A study that supports what many have suggested for some time - passing restrictive firearms laws to control virtually the entire population when only a very small subgroup participates in gun crime - is inefficient and just does not work to control gun crime. Targeting the criminal is a much better approach.
This study did not address whether being a member in good standing of a lawful concealed carry cohort results in substantially less illegal gun violence. I think I know the answer...
Links contained in the story and comments are always interesting.
From the article...
"Overall, the community's five-year homicide rate was 39.7 per 100,000 people, which was still much higher than the averages of other areas of Chicago (14.7 per 100,000). But being a part of that network of co-offenders, essentially just being arrested, raised the rate to by nearly 50 percent, to 55.2 per 100,000. What's more, being in a network with a homicide victim increased the homicide rate by 900 percent, to 554.1 per 100,000.
"You're at a risk for living in this [certain] community, but if you're in the network, your risk is astronomical," Papachristos says. "That rate is beyond epidemic proportion, that's actually scary."
Gun Violence Significantly Increased by Social Interactions
Being arrested and knowing a homicide victim could increase a person's risk by 900 percent
USNews
By ALLIE BIDWELL
November 14, 2013
It turns out that who you know and spend time with may have more of an influence on your risk of becoming a gun homicide victim, than race, age and gang affiliation, according to a new study from a team of sociologists at Yale University.
Andrew Papachristos, an associate professor of sociology at Yale, analyzed police and gun homicide records from 2006 to 2011 for people living in a high-crime neighborhood in Chicago. He found that 41 percent of all gun homicides occurred within a network of less than 4 percent of the neighborhood's population, and that the closer one is connected to a homicide victim, the greater that person's chances were for becoming a victim. Each social tie removed from a homicide victim decreased a person's odds of becoming a victim by 57 percent.
"What the findings essentially tell you is that the people who are most at risk of becoming a victim are sort of surrounded by victims within a few handshakes," Papachristos says. "These are young men who are actively engaged in the behaviors that got them in this network."
The network in question consists of more than 3,700 high-risk individuals – young, African-American males from a poor neighborhood – who were clustered into a network by instances of co-offending, meaning each person in the group had been arrested with another person.
Overall, the community's five-year homicide rate was 39.7 per 100,000 people, which was still much higher than the averages of other areas of Chicago (14.7 per 100,000). But being a part of that network of co-offenders, essentially just being arrested, raised the rate to by nearly 50 percent, to 55.2 per 100,000. What's more, being in a network with a homicide victim increased the homicide rate by 900 percent, to 554.1 per 100,000.
"You're at a risk for living in this [certain] community, but if you're in the network, your risk is astronomical," Papachristos says. "That rate is beyond epidemic proportion, that's actually scary."

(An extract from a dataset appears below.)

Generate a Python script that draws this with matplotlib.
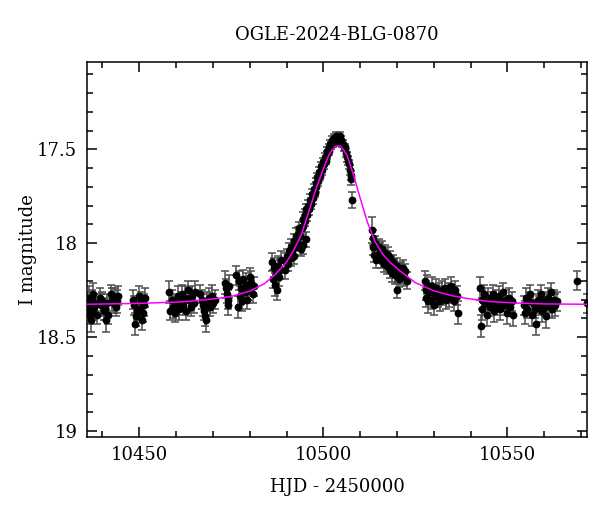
import numpy as np
import matplotlib.pyplot as plt
from matplotlib.ticker import MultipleLocator, FormatStrFormatter

plt.rcParams['font.family'] = ['DejaVu Serif']

# photometry: (HJD-2450000, I mag, error)
t_left = [10435.9, 10436.1, 10436.3, 10436.5, 10436.7, 10436.9, 10437.1, 10437.3, 10437.5, 10437.8, 10438.1, 10438.4,
          10439.4, 10439.7, 10440.0, 10440.3, 10440.6, 10440.9, 10441.2, 10441.5,
          10442.4, 10442.7, 10443.0, 10443.3, 10443.6, 10443.9, 10444.3,
          10448.3, 10448.6, 10448.9, 10449.2, 10449.5, 10449.8, 10450.1, 10450.4, 10450.7, 10451.0, 10451.2, 10451.5,
          10458.1, 10458.4, 10458.8, 10459.2, 10459.6, 10460.0, 10460.4, 10460.8, 10461.2, 10461.6, 10462.0, 10462.4,
          10462.8, 10463.2, 10463.6, 10464.0, 10464.4, 10464.8, 10465.2,
          10466.6, 10466.9, 10467.2, 10467.5, 10467.9, 10468.2, 10468.5, 10468.9, 10469.3, 10469.7, 10470.1, 10470.5,
          10473.4, 10473.6, 10473.8, 10474.0, 10474.2, 10474.4,
          10476.4, 10476.7, 10477.0, 10477.3, 10477.6, 10478.0, 10478.3, 10478.6, 10479.0, 10479.3, 10479.6, 10480.0,
          10480.4, 10480.8, 10481.2,
          10486.1, 10486.3, 10486.5, 10486.8, 10487.0, 10487.3, 10487.6, 10487.9, 10488.2, 10488.6]
m_left = [18.31, 18.35, 18.29, 18.38, 18.33, 18.41, 18.30, 18.36, 18.27, 18.34, 18.32, 18.38,
          18.29, 18.33, 18.31, 18.36, 18.35, 18.41, 18.32, 18.38,
          18.27, 18.30, 18.32, 18.29, 18.34, 18.31, 18.28,
          18.30, 18.33, 18.43, 18.39, 18.36, 18.28, 18.35, 18.31, 18.41, 18.37, 18.33, 18.29,
          18.26, 18.36, 18.30, 18.34, 18.37, 18.32, 18.28, 18.35, 18.31, 18.27, 18.33, 18.29,
          18.36, 18.25, 18.30, 18.34, 18.28, 18.32, 18.26,
          18.27, 18.30, 18.33, 18.36, 18.39, 18.41, 18.31, 18.29, 18.34, 18.28, 18.32, 18.30,
          18.21, 18.24, 18.27, 18.30, 18.33, 18.23,
          18.17, 18.34, 18.20, 18.28, 18.24, 18.31, 18.19, 18.26, 18.22, 18.30, 18.25, 18.18,
          18.21, 18.27, 18.23,
          18.10, 18.19, 18.13, 18.22, 18.16, 18.25, 18.12, 18.18, 18.14, 18.09]
e_left = [0.05, 0.05, 0.06, 0.05, 0.05, 0.06, 0.05, 0.05, 0.06, 0.05, 0.05, 0.05,
          0.05, 0.06, 0.05, 0.05, 0.06, 0.06, 0.05, 0.05,
          0.05, 0.06, 0.05, 0.05, 0.05, 0.06, 0.05,
          0.05, 0.05, 0.06, 0.05, 0.05, 0.05, 0.06, 0.05, 0.05, 0.05, 0.06, 0.05,
          0.06, 0.05, 0.05, 0.06, 0.05, 0.05, 0.05, 0.06, 0.05, 0.05, 0.05, 0.06,
          0.05, 0.05, 0.06, 0.05, 0.05, 0.05, 0.06,
          0.05, 0.05, 0.06, 0.05, 0.05, 0.06, 0.05, 0.05, 0.05, 0.06, 0.05, 0.05,
          0.06, 0.05, 0.05, 0.05, 0.05, 0.06,
          0.05, 0.06, 0.05, 0.05, 0.06, 0.05, 0.05, 0.05, 0.06, 0.05, 0.05, 0.05,
          0.06, 0.05, 0.05,
          0.05, 0.05, 0.05, 0.06, 0.05, 0.05, 0.05, 0.05, 0.05, 0.05]

t_peak = [10489.6, 10489.9, 10490.2, 10490.5, 10490.8, 10491.1, 10491.3, 10491.6, 10491.9, 10492.1, 10492.4, 10492.6,
          10492.9, 10493.1, 10493.4, 10493.6, 10493.9, 10494.1, 10494.4, 10494.5, 10494.6, 10494.9, 10495.1, 10495.3,
          10495.4, 10495.6, 10495.9, 10496.1, 10496.4, 10496.6, 10496.9, 10497.1, 10497.4, 10497.6, 10497.9, 10498.1,
          10498.4, 10498.6, 10498.9, 10499.1, 10499.4, 10499.6, 10499.9, 10500.1, 10500.4, 10500.6, 10500.9, 10501.1,
          10501.4, 10501.6, 10501.9, 10502.1, 10502.4, 10502.6, 10502.9, 10503.1, 10503.4, 10503.6, 10503.9, 10504.1,
          10504.4, 10504.6, 10504.9, 10505.1, 10505.4, 10505.6, 10505.9, 10506.1, 10506.4, 10506.6, 10506.9, 10507.1,
          10507.4, 10507.6, 10507.9]
m_peak = [18.14, 18.10, 18.07, 18.11, 18.04, 18.08, 18.02, 18.05, 18.07, 17.99, 18.02, 17.96,
          18.00, 17.95, 17.92, 17.96, 18.03, 17.92, 17.87, 18.01, 17.91, 17.85, 17.88, 17.98,
          17.82, 17.85, 17.80, 17.82, 17.77, 17.79, 17.74, 17.76, 17.71, 17.73, 17.68, 17.70,
          17.65, 17.67, 17.62, 17.64, 17.59, 17.61, 17.57, 17.58, 17.54, 17.56, 17.51, 17.53,
          17.49, 17.51, 17.47, 17.48, 17.45, 17.47, 17.44, 17.45, 17.43, 17.45, 17.44, 17.46,
          17.43, 17.46, 17.45, 17.47, 17.47, 17.49, 17.49, 17.52, 17.54, 17.56, 17.58, 17.61,
          17.64, 17.66, 17.77]
e_peak = [0.05, 0.05, 0.04, 0.04, 0.04, 0.04, 0.04, 0.04, 0.04, 0.04, 0.04, 0.04,
          0.04, 0.035, 0.035, 0.035, 0.04, 0.035, 0.035, 0.045, 0.035, 0.03, 0.03, 0.04,
          0.03, 0.03, 0.03, 0.03, 0.03, 0.03, 0.03, 0.03, 0.025, 0.025, 0.025, 0.025,
          0.025, 0.025, 0.025, 0.025, 0.025, 0.025, 0.025, 0.025, 0.02, 0.02, 0.02, 0.02,
          0.02, 0.02, 0.02, 0.02, 0.02, 0.02, 0.02, 0.02, 0.02, 0.02, 0.02, 0.02,
          0.02, 0.02, 0.02, 0.02, 0.02, 0.02, 0.02, 0.02, 0.025, 0.025, 0.025, 0.025,
          0.025, 0.03, 0.045]

t_right = [10513.1, 10513.4, 10513.6, 10513.8, 10514.0, 10514.2,
           10515.0, 10515.2, 10515.5, 10515.7, 10516.0, 10516.2, 10516.5, 10516.7, 10517.0, 10517.2, 10517.5, 10517.7,
           10518.0, 10518.2, 10518.5, 10518.7, 10519.0, 10519.2, 10519.5, 10519.9, 10520.1, 10520.4, 10520.6, 10521.0,
           10521.3, 10521.6, 10522.0, 10522.3, 10522.6,
           10527.6, 10527.8, 10528.0, 10528.2, 10528.4, 10529.0, 10529.3, 10529.6, 10530.0, 10530.3, 10530.6, 10531.0,
           10531.4, 10531.8, 10532.2, 10532.6, 10533.0, 10533.4, 10533.8, 10534.2, 10534.6, 10535.0, 10535.4, 10535.8,
           10536.2, 10536.7,
           10542.6, 10542.8, 10543.0, 10543.2, 10543.5, 10544.0, 10544.4, 10544.8, 10545.2, 10545.6, 10546.0, 10546.4,
           10546.8, 10547.2, 10547.6, 10548.0, 10548.4, 10548.8, 10549.2, 10549.6, 10550.0, 10550.4, 10550.8, 10551.2,
           10551.6,
           10554.4, 10554.7, 10555.0, 10555.4, 10555.8, 10556.2, 10556.6, 10557.0, 10557.4, 10557.8, 10558.2, 10558.6,
           10559.0, 10559.4, 10559.8, 10560.2, 10560.6, 10561.0, 10561.4, 10561.8, 10562.2, 10562.6, 10563.0, 10563.4,
           10568.9, 10571.6]
m_right = [17.93, 18.02, 17.97, 18.06, 18.00, 18.09,
           18.02, 18.06, 18.04, 18.09, 18.03, 18.07, 18.11, 18.05, 18.08, 18.12, 18.06, 18.10,
           18.14, 18.08, 18.11, 18.16, 18.10, 18.13, 18.17, 18.25, 18.12, 18.15, 18.19, 18.14,
           18.17, 18.13, 18.18, 18.15, 18.20,
           18.20, 18.25, 18.29, 18.22, 18.31, 18.26, 18.30, 18.23, 18.33, 18.27, 18.24, 18.29,
           18.26, 18.31, 18.25, 18.28, 18.24, 18.30, 18.26, 18.29, 18.23, 18.27, 18.31, 18.25,
           18.28, 18.37,
           18.24, 18.44, 18.30, 18.35, 18.27, 18.32, 18.38, 18.29, 18.34, 18.31, 18.27, 18.36,
           18.30, 18.33, 18.28, 18.35, 18.31, 18.26, 18.33, 18.30, 18.37, 18.29, 18.34, 18.31,
           18.38,
           18.33, 18.37, 18.29, 18.35, 18.31, 18.27, 18.38, 18.32, 18.35, 18.43, 18.30, 18.33,
           18.27, 18.36, 18.31, 18.34, 18.39, 18.29, 18.32, 18.26, 18.35, 18.30, 18.33, 18.31,
           18.20, 18.32]
e_right = [0.07, 0.04, 0.04, 0.04, 0.04, 0.04,
           0.04, 0.04, 0.04, 0.04, 0.04, 0.04, 0.045, 0.04, 0.04, 0.045, 0.04, 0.04,
           0.045, 0.04, 0.04, 0.045, 0.04, 0.045, 0.045, 0.04, 0.04, 0.045, 0.045, 0.04,
           0.045, 0.04, 0.045, 0.04, 0.045,
           0.05, 0.05, 0.05, 0.05, 0.06, 0.05, 0.05, 0.05, 0.05, 0.05, 0.05, 0.05,
           0.05, 0.05, 0.05, 0.05, 0.05, 0.05, 0.05, 0.05, 0.05, 0.05, 0.05, 0.05,
           0.05, 0.06,
           0.06, 0.06, 0.05, 0.06, 0.05, 0.05, 0.06, 0.05, 0.05, 0.05, 0.05, 0.06,
           0.05, 0.05, 0.05, 0.06, 0.05, 0.05, 0.05, 0.05, 0.06, 0.05, 0.05, 0.05,
           0.06,
           0.05, 0.06, 0.05, 0.05, 0.05, 0.05, 0.06, 0.05, 0.05, 0.06, 0.05, 0.05,
           0.05, 0.06, 0.05, 0.05, 0.06, 0.05, 0.05, 0.05, 0.05, 0.05, 0.06, 0.05,
           0.05, 0.05]

# fitted model curve
model_t = [10435.8, 10450, 10461, 10470, 10475, 10480, 10484, 10487, 10490, 10492, 10494, 10496, 10498,
           10500, 10501.5, 10502.3, 10503.3, 10504, 10504.7, 10505.5, 10506.5, 10508, 10510, 10512, 10514,
           10516, 10518, 10521, 10525, 10530, 10535, 10540, 10545, 10552, 10560, 10572]
model_m = [18.325, 18.32, 18.313, 18.297, 18.283, 18.255, 18.215, 18.165, 18.10, 18.035, 17.955, 17.835, 17.71,
           17.605, 17.53, 17.505, 17.485, 17.482, 17.485, 17.503, 17.535, 17.625, 17.76, 17.89, 17.99,
           18.055, 18.10, 18.15, 18.21, 18.253, 18.28, 18.297, 18.31, 18.318, 18.323, 18.325]

hjd = np.array(t_left + t_peak + t_right)
mag = np.array(m_left + m_peak + m_right)
err = np.array(e_left + e_peak + e_right)

fig = plt.figure(figsize=(6, 5.12), dpi=100)
ax = fig.add_axes([0.145, 0.147, 0.8333, 0.7313])

ax.errorbar(hjd, mag, yerr=err, fmt='o', color='black', markersize=4.6,
            ecolor='0.3', elinewidth=1.1, capsize=2.8, capthick=1.1, zorder=2)
ax.plot(model_t, model_m, color='#ff00ff', lw=1.1, zorder=3)

ax.set_xlim(10435.8, 10571.6)
ax.set_ylim(19.03, 17.037)

ax.xaxis.set_major_locator(MultipleLocator(50))
ax.xaxis.set_minor_locator(MultipleLocator(10))
ax.yaxis.set_major_locator(MultipleLocator(0.5))
ax.yaxis.set_minor_locator(MultipleLocator(0.1))
ax.yaxis.set_major_formatter(FormatStrFormatter('%g'))

for s in ax.spines.values():
    s.set_linewidth(1.1)
ax.tick_params(which='both', direction='in', top=True, right=True, labelsize=13, width=1.1)
ax.tick_params(which='major', length=7.5, pad=7)
ax.tick_params(which='minor', length=4.5)

ax.set_xlabel('HJD - 2450000', fontsize=13, labelpad=10)
ax.set_ylabel('I magnitude', fontsize=13, labelpad=0)
ax.set_title('OGLE-2024-BLG-0870', fontsize=13, pad=16)

fig.savefig('out.png', dpi=100)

Typically, Papachristos says, there are traditional factors that put a person at a higher risk of becoming a victim of gun violence homicide - African-Americans are more likely to be killed than whites; men more likely than women; gang members more likely than non-gang members; and those who come from low-income neighborhoods more likely than affluent individuals.
But even more than any of those factors, Papachristos says, a victim's social network was a better indicator.
"What you see, which is what drives the finding, is precisely that the victims cluster in the network. They're not randomly distributed," Papachristos says. "The opposite, however, is also interesting, which is there are lots of parts of the networks where there aren't any victims."
Papachristos says it makes sense to look at the spread of gun violence like the spread of a disease or an epidemic, comparing it to how people contract HIV. Much like the roles needle sharing and unprotected sex play in the spread of HIV, a person's behaviors and personal associations play a role in the spread of gun violence homicides, he says.
"It's the behavior of sharing needles that puts you at risk for contracting HIV, not simply being poor and black and living in a certain neighborhood," Papachristos says. "The same is true with violence. It's who you hang around with that gets you in trouble."